Radio City Music Hall is New York's answer to the Grand Canyon. Everything about it is superlative, including its attraction for tourists, especially at Easter and Christmas. It is the biggest indoor theater in the world, with 6,000 seats, a mammoth 70 ft. by 35 ft. movie screen, and a stage almost big enough for a football game. When the giant organ bellows The Stars and Stripes Forever, dogs, it is claimed, begin howling in Paramus, N.J. For 40 years through wars, depressions and even a strike of its 46 Rockettes, the Music Hall has never closed its doors. Last week, however, because of a dispute with its musicians, the theater was dark for two days. Even though it reopened, rumors abounded that there was still trouble ahead.
The Music Hall's problem is, of course, economic. The stage show is perhaps the best entertainment bargain in town; for as little as $2, a patron has been able to see low-kitsch ballet, precision numbers by the Rockettes, a magic show, an occasional elephant, horses and giant fountain displays. While Rockefeller Center, which owns the theater, is now giving it a $1,000,000 annual subsidy, the money does not make up for a marked drop in attendance over the last two decades.
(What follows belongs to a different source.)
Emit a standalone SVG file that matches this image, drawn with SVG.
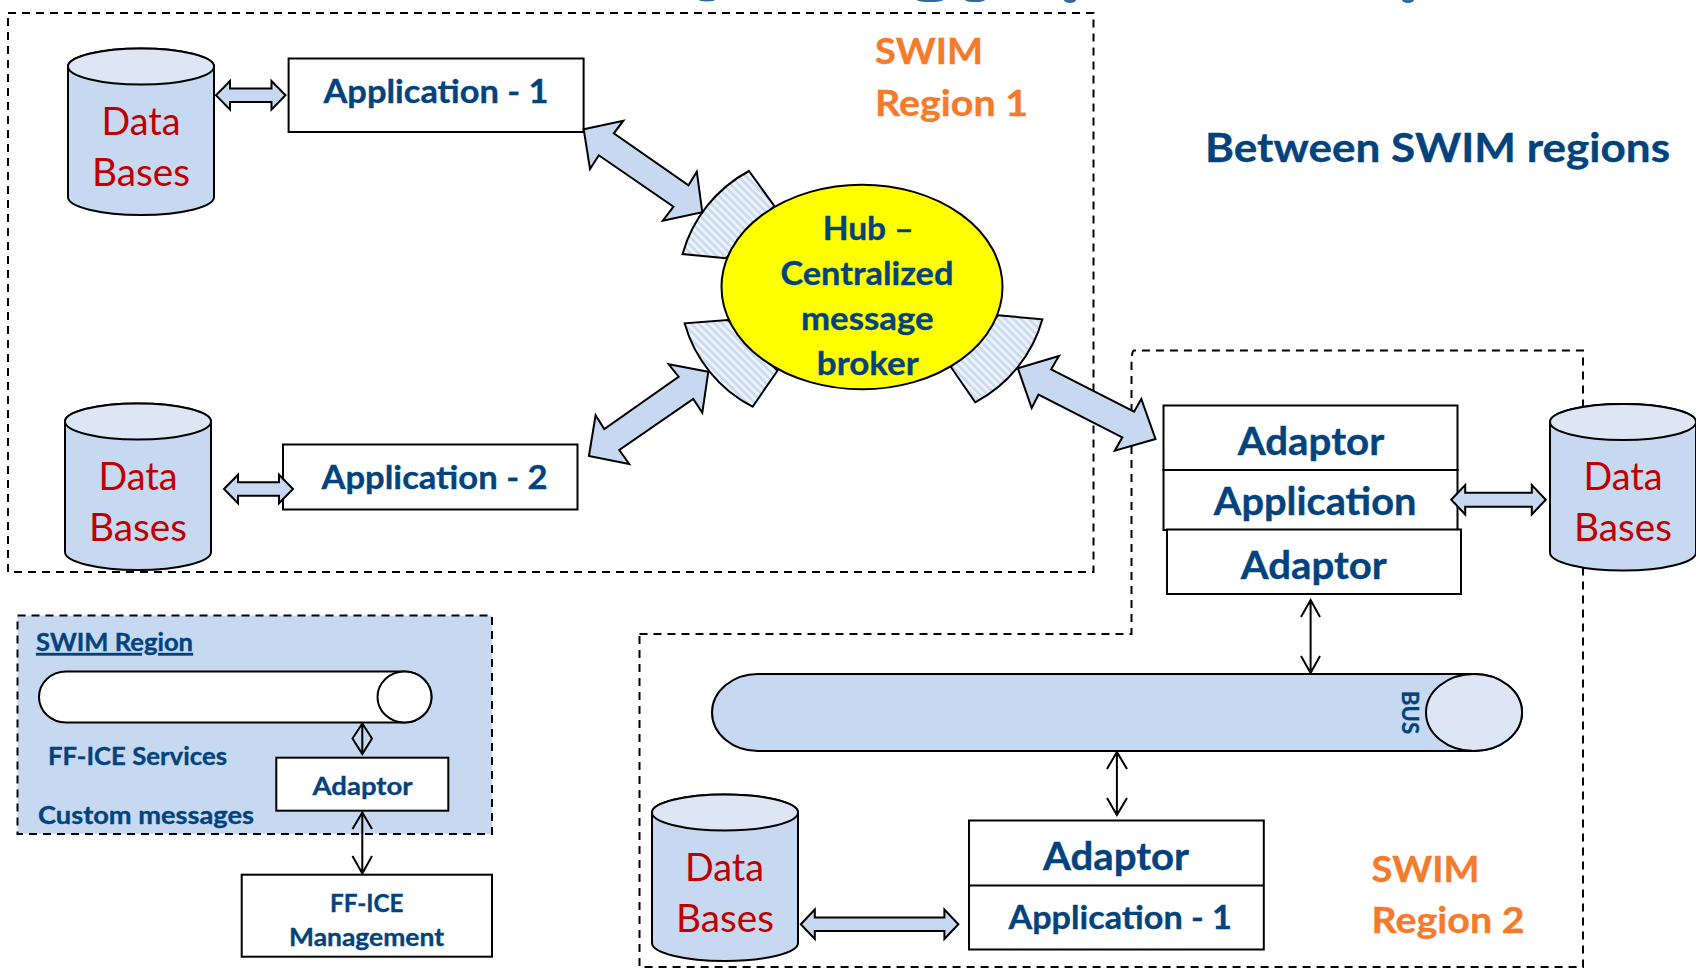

In its peak years in the '40s, the Music Hall attracted 12 million visitors a year, a number which had fallen off to 5,000,000 by 1969 and is now down to 4,000,000. Though the lines outside the box office can still stretch as far as three-quarters of a mile during holidays, week days and nights find the cavernous hall only 10% filled.
No Strike. Though there was not an actual strike last week, management abruptly closed the hall after the musicians' union refused to accept its contract offer. Salaries were a secondary issue. What the musicians objected to was management's cost-cutting plan to get by, when members were away or sick, with a smaller orchestra. Mayor John Lindsay, distressed at the possibility of losing one of the city's biggest tourist attractions, called both sides to meet with him, and the hall reopened.
Though the management firmly denies it, it seems possible that after the Christmas rush, there may be major changes at the hall, perhaps even a subdivision of the '30s Art Deco auditorium into smaller theaters. Barring that, there might have to be a revision in programs. "The kind of family-oriented films we are dedicated to playing are becoming more difficult to find," explains the Music Hall's President Jack Gould. To a generation raised on relatively sophisticated TV variety shows, the dance routines seem simply cornball. Admitted a dancer last week: "Some of the things we have to do are so old-fashioned that we can hear the audience laughing at us." The Bob Hope movie last week was perhaps prophetic. Title: Cancel My Reservation.